## Exercise
Restate word for word the lines beginning at the one that contains "Give me the React, TypeScript" and ending at the one that contains "const flickaSthlm = [2.08, 2.71, 2.72, 2.08, 2.26, 2.63];"; include both and nothing else.

◆ ◆ ◆

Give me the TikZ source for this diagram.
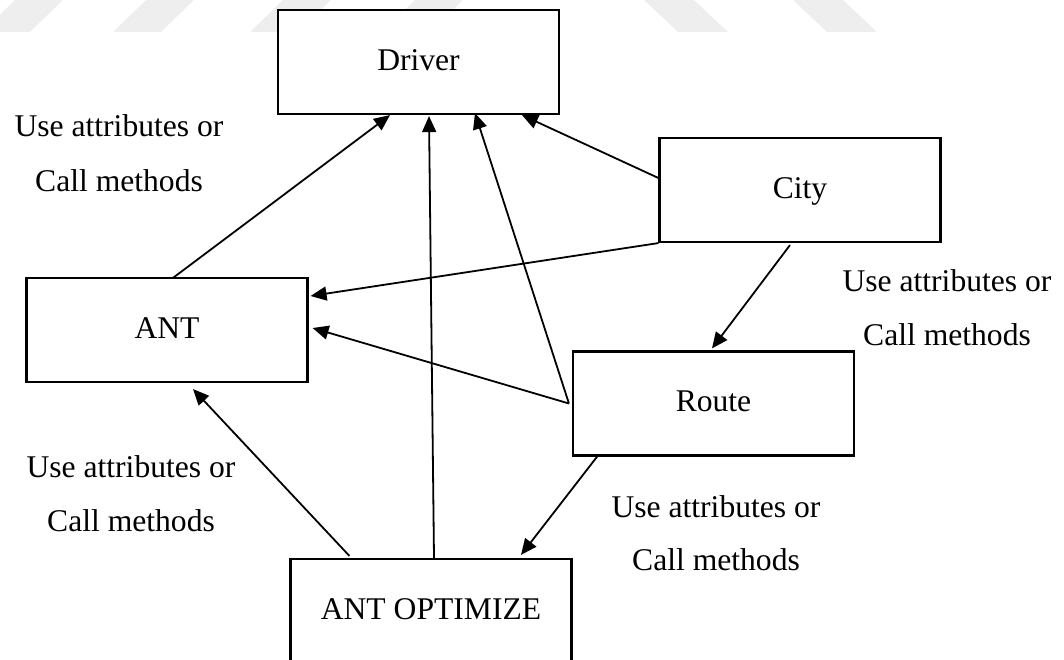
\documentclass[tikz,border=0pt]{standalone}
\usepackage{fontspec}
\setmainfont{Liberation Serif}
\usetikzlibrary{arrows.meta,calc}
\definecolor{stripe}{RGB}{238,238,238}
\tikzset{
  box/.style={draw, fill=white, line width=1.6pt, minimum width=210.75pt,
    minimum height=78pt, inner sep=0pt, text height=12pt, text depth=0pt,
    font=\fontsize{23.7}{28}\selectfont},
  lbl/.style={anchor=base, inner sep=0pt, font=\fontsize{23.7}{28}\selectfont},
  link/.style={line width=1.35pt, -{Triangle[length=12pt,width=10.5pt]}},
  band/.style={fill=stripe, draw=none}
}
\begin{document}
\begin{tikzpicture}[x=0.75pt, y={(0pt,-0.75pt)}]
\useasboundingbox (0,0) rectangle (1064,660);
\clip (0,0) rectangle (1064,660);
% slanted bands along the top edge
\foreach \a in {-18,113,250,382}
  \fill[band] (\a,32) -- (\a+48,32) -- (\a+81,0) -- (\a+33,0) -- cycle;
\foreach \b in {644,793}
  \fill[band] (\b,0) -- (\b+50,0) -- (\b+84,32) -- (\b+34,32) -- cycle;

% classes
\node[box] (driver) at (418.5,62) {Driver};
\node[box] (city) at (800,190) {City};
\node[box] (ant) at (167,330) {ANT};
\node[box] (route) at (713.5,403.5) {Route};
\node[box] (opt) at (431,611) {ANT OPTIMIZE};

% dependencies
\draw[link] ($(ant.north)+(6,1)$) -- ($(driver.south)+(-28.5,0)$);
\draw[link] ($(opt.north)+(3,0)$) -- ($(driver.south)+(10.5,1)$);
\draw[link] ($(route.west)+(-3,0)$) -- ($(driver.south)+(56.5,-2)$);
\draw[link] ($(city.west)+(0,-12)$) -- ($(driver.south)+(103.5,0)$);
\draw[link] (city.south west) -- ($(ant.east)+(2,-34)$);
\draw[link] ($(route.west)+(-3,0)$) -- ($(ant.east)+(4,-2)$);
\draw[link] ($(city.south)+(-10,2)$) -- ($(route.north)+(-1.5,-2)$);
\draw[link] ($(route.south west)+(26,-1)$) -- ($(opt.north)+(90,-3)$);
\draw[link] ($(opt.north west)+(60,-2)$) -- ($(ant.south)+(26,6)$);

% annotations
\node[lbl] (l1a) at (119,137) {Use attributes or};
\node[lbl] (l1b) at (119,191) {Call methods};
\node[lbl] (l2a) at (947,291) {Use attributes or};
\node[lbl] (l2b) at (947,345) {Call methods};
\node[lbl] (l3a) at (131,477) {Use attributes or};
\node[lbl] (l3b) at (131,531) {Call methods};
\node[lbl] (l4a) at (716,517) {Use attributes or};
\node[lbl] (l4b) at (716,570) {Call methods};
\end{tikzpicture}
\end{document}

◆ ◆ ◆

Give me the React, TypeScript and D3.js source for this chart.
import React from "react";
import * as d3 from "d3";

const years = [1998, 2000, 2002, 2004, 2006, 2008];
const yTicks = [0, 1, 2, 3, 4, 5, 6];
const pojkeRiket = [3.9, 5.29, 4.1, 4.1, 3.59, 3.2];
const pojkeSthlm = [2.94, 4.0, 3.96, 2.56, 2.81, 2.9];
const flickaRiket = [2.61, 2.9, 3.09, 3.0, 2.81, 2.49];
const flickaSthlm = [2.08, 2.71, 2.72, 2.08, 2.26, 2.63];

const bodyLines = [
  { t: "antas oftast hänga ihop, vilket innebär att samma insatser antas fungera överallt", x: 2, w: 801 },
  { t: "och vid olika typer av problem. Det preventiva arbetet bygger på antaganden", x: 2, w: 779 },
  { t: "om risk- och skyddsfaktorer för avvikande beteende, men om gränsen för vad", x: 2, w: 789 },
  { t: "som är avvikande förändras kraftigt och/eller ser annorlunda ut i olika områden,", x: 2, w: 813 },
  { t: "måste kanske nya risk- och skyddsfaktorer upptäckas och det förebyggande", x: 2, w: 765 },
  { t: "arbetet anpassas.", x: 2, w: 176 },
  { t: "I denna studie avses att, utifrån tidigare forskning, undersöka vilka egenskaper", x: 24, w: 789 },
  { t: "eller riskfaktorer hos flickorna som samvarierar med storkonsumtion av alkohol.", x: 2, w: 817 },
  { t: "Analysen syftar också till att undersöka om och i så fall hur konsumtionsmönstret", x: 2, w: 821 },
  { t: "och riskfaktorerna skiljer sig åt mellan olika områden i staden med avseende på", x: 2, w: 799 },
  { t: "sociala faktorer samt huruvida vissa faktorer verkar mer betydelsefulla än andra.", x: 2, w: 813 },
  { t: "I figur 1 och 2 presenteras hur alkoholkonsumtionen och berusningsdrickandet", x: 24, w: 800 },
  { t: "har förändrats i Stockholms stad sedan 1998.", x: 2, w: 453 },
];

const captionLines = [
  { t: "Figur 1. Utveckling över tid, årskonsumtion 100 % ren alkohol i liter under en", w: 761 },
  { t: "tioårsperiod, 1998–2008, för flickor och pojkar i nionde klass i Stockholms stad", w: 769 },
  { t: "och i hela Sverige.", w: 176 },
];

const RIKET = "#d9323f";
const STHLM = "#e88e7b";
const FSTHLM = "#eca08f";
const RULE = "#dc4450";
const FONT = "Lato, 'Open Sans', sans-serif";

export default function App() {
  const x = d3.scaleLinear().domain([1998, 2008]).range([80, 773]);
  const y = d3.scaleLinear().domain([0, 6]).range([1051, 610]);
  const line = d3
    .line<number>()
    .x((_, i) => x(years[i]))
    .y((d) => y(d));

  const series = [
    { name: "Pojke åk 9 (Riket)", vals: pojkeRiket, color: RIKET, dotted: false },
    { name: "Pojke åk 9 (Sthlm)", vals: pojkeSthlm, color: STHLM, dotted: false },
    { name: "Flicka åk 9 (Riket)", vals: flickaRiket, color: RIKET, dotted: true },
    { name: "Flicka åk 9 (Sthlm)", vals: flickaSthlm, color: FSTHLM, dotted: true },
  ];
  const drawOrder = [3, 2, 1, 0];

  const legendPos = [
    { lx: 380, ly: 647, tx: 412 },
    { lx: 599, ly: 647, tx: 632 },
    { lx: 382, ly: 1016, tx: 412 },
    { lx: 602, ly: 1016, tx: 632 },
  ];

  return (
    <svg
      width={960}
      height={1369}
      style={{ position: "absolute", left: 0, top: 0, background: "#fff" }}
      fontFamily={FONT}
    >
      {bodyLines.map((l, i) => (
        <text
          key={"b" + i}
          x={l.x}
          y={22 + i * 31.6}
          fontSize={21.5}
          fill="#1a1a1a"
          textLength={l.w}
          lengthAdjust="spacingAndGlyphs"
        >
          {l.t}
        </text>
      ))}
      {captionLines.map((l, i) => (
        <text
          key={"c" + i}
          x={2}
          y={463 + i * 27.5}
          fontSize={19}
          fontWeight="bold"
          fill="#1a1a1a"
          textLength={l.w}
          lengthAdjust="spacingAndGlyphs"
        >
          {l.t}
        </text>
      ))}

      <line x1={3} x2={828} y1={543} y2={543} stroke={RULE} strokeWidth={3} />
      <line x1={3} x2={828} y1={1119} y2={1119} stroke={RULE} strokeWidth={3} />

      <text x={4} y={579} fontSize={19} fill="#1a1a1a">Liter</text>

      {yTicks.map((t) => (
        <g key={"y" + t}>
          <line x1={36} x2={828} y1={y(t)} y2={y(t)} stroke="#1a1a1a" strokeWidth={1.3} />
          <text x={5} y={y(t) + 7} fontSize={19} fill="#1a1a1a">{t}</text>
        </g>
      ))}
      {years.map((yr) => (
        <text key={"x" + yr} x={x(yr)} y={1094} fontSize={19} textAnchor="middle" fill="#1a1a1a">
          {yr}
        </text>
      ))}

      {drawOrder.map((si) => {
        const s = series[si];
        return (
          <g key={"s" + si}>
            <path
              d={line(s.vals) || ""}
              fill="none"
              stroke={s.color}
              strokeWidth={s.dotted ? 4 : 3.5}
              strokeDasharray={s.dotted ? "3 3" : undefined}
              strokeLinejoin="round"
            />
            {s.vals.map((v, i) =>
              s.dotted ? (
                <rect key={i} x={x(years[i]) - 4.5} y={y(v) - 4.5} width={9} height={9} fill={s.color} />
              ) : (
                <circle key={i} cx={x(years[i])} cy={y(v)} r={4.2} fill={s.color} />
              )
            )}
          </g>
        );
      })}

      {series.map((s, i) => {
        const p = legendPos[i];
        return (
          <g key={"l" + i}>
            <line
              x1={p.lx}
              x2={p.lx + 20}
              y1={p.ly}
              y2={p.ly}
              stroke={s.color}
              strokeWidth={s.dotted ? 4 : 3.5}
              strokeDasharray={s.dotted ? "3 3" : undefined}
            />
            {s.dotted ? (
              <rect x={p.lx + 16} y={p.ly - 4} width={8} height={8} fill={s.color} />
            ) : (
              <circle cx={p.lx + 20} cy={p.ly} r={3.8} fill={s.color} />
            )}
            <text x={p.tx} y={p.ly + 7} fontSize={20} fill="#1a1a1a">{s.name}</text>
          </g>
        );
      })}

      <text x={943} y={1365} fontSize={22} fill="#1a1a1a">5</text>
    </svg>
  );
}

◆ ◆ ◆

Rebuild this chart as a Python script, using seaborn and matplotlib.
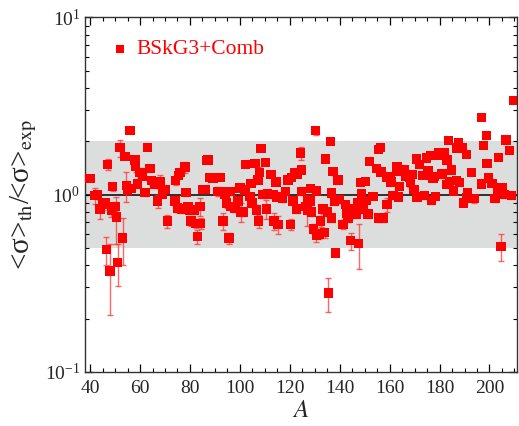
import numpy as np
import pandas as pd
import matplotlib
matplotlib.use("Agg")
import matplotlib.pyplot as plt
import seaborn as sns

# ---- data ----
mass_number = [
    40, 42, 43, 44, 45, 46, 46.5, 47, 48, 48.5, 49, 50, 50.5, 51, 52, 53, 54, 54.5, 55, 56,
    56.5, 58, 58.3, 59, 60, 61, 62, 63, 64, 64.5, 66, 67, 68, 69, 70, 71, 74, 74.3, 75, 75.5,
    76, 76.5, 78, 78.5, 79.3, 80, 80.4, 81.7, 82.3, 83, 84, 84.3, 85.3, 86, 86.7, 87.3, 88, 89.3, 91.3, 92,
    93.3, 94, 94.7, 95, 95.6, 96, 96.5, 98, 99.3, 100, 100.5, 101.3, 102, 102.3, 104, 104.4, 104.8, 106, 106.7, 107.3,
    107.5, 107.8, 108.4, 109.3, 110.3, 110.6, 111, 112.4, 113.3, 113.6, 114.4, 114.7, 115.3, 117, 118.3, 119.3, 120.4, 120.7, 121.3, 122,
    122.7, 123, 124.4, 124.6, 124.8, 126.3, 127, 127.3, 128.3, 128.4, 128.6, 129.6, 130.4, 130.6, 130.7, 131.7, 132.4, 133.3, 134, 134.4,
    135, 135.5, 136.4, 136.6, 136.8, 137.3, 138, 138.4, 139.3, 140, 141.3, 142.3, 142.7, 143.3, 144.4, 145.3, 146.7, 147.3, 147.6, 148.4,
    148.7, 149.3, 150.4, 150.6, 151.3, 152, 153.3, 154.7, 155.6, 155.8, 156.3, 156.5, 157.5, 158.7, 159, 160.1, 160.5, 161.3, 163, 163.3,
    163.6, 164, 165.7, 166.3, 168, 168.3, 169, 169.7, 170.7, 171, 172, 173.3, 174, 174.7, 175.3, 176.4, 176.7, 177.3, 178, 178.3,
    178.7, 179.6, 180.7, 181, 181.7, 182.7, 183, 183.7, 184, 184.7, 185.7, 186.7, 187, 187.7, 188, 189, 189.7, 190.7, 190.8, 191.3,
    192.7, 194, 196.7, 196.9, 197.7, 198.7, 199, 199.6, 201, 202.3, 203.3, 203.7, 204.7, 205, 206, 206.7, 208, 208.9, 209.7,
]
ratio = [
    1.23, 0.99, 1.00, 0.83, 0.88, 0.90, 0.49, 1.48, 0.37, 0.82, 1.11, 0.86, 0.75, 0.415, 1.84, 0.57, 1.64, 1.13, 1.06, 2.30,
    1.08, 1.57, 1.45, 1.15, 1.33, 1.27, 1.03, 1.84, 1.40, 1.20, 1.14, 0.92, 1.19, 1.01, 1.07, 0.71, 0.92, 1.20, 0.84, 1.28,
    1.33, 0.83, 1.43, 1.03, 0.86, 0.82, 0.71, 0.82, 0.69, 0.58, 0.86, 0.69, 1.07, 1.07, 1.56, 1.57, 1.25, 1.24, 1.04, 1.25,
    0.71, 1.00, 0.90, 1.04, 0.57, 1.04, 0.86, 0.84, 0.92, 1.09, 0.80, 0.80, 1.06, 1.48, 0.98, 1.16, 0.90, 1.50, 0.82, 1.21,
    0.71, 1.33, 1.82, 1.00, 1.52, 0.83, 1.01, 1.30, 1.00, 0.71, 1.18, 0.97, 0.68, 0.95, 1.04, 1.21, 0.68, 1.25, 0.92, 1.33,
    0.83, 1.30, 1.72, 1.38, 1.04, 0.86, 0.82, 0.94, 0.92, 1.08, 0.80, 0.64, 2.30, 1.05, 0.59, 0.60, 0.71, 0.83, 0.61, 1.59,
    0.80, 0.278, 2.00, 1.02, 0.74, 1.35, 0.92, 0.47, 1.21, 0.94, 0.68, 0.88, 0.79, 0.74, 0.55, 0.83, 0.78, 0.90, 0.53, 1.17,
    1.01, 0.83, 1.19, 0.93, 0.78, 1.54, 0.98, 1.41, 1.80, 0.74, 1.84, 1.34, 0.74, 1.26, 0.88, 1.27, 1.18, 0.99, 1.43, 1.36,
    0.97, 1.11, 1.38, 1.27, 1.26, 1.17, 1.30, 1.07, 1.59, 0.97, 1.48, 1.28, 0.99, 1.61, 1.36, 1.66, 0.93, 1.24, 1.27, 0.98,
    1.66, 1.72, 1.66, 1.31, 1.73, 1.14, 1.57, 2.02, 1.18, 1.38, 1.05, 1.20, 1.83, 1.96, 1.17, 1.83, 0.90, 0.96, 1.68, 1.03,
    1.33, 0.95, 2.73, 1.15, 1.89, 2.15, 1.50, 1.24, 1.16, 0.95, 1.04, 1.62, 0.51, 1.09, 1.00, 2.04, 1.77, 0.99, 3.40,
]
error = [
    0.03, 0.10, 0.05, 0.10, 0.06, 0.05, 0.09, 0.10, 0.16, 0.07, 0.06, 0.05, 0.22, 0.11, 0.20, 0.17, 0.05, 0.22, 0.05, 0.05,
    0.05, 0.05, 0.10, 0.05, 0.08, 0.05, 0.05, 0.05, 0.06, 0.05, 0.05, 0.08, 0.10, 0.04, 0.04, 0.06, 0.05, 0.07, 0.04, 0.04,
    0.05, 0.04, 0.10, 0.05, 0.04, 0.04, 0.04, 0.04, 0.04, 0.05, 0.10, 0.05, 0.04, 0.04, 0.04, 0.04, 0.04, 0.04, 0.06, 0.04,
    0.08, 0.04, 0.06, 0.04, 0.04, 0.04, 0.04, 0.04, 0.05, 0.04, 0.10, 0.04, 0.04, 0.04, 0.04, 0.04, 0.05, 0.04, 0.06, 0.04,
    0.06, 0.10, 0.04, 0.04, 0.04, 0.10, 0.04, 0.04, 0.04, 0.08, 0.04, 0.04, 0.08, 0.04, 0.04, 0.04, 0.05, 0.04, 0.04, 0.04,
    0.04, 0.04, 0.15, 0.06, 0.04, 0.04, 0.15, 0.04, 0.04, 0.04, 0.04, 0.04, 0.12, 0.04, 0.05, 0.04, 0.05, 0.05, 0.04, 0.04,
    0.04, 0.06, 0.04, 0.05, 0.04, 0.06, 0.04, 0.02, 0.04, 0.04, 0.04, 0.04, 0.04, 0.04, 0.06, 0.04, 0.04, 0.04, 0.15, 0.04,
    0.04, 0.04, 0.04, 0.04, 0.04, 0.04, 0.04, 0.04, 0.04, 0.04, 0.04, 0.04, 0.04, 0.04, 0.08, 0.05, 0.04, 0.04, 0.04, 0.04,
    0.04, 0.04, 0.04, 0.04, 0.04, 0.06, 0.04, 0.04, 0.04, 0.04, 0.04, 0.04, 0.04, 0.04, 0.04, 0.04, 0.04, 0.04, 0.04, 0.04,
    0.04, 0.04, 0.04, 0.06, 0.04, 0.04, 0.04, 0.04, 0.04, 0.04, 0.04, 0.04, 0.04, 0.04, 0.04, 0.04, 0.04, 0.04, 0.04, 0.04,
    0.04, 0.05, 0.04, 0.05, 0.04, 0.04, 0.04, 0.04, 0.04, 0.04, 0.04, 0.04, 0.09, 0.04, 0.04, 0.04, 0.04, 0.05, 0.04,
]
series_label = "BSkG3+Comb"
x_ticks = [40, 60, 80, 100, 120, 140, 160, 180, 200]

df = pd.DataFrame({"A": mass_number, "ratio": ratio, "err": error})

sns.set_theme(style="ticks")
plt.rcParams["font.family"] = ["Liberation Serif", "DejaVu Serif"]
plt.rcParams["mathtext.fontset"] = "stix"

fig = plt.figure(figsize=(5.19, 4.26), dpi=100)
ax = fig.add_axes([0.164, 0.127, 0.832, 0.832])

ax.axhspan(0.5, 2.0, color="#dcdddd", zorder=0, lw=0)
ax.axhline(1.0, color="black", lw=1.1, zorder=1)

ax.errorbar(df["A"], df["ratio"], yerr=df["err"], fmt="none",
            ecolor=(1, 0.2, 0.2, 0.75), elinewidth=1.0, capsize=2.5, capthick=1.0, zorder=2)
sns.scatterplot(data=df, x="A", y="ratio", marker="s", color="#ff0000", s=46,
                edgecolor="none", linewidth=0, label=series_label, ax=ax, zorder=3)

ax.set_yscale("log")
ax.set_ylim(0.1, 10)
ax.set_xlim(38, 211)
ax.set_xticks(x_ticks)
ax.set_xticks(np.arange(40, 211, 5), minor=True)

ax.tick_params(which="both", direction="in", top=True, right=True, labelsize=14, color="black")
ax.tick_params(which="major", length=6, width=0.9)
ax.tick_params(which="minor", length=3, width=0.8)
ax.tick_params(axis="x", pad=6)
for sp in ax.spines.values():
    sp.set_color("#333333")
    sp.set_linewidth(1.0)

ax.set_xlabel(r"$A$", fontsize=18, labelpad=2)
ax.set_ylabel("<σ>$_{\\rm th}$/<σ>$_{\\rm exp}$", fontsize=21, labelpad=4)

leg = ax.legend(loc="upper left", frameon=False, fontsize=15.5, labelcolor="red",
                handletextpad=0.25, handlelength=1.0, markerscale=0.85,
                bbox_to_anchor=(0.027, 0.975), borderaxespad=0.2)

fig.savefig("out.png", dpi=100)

◆ ◆ ◆

## Full response
Give me the React, TypeScript and D3.js source for this chart.
import React from "react";
import * as d3 from "d3";

const years = [1998, 2000, 2002, 2004, 2006, 2008];
const yTicks = [0, 1, 2, 3, 4, 5, 6];
const pojkeRiket = [3.9, 5.29, 4.1, 4.1, 3.59, 3.2];
const pojkeSthlm = [2.94, 4.0, 3.96, 2.56, 2.81, 2.9];
const flickaRiket = [2.61, 2.9, 3.09, 3.0, 2.81, 2.49];
const flickaSthlm = [2.08, 2.71, 2.72, 2.08, 2.26, 2.63];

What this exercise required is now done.